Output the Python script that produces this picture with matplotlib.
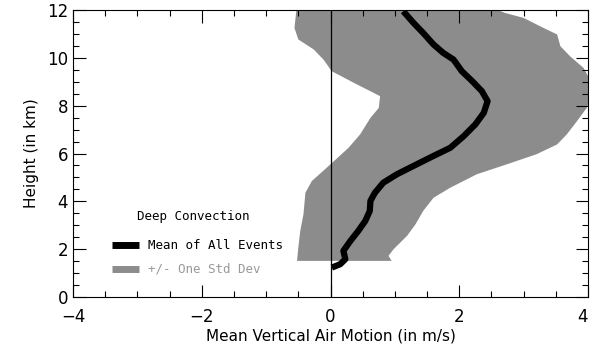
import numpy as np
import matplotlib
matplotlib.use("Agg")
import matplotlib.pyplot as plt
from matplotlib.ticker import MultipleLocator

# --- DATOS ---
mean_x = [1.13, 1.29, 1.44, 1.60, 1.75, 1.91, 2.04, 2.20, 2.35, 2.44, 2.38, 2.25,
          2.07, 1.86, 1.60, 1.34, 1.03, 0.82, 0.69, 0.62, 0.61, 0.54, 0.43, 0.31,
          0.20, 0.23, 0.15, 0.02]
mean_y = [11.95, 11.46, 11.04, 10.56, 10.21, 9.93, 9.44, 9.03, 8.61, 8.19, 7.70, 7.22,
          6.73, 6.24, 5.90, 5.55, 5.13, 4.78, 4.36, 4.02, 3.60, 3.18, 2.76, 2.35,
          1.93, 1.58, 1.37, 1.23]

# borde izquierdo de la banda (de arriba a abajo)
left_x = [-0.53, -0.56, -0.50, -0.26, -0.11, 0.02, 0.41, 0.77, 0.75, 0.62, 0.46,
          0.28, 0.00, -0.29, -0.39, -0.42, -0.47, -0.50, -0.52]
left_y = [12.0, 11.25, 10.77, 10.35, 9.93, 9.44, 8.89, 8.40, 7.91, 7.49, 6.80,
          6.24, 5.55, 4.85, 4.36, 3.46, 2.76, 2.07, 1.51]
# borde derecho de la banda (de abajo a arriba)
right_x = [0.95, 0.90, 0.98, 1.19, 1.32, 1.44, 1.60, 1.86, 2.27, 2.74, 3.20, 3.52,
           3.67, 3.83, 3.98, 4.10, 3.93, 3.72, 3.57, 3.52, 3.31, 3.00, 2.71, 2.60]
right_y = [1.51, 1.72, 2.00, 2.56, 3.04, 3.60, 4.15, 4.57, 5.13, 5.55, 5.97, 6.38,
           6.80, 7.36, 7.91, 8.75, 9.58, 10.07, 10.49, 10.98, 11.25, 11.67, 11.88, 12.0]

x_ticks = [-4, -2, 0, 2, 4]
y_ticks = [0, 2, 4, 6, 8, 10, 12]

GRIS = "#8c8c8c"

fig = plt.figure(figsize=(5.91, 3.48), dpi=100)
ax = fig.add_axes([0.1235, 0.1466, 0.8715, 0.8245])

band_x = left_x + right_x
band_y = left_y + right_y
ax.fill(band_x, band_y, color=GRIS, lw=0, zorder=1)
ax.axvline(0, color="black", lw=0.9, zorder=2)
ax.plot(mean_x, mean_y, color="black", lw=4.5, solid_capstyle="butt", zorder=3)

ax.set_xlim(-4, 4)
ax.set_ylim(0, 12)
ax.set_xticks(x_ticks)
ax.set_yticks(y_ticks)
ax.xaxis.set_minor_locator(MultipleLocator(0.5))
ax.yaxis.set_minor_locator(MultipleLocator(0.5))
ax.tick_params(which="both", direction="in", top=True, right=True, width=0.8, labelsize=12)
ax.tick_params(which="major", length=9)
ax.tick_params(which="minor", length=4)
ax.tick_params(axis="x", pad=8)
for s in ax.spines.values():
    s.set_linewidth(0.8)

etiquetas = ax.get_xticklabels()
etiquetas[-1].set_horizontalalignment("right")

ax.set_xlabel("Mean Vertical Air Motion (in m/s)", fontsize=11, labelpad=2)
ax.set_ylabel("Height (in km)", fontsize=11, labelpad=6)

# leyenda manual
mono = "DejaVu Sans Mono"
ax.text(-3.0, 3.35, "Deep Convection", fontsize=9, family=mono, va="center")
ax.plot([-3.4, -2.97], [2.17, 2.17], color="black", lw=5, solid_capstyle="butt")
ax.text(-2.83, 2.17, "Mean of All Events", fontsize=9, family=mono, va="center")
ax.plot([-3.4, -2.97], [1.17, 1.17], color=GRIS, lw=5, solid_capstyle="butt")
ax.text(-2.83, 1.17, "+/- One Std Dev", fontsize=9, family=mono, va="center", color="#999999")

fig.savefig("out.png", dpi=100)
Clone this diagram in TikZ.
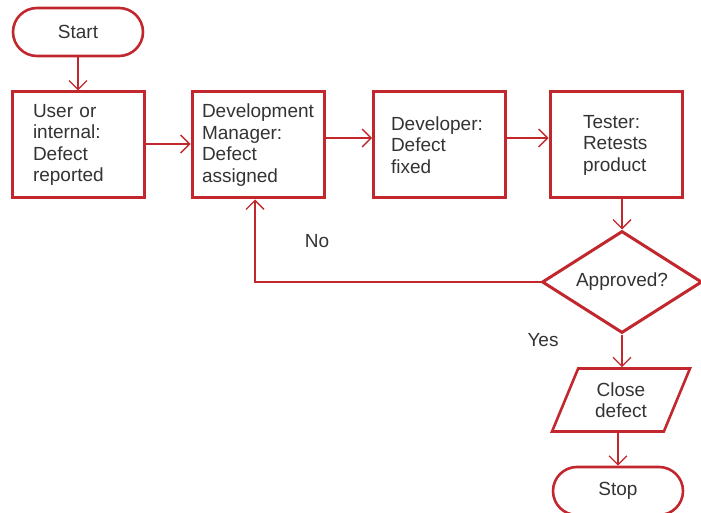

TASK REQUIREMENTS
Search the material above for "matplotlib". Pull out each line where it shows up.

IN RESPONSE
Output the Python script that produces this picture with matplotlib.
import matplotlib
matplotlib.use("Agg")
import matplotlib.pyplot as plt
from matplotlib.ticker import MultipleLocator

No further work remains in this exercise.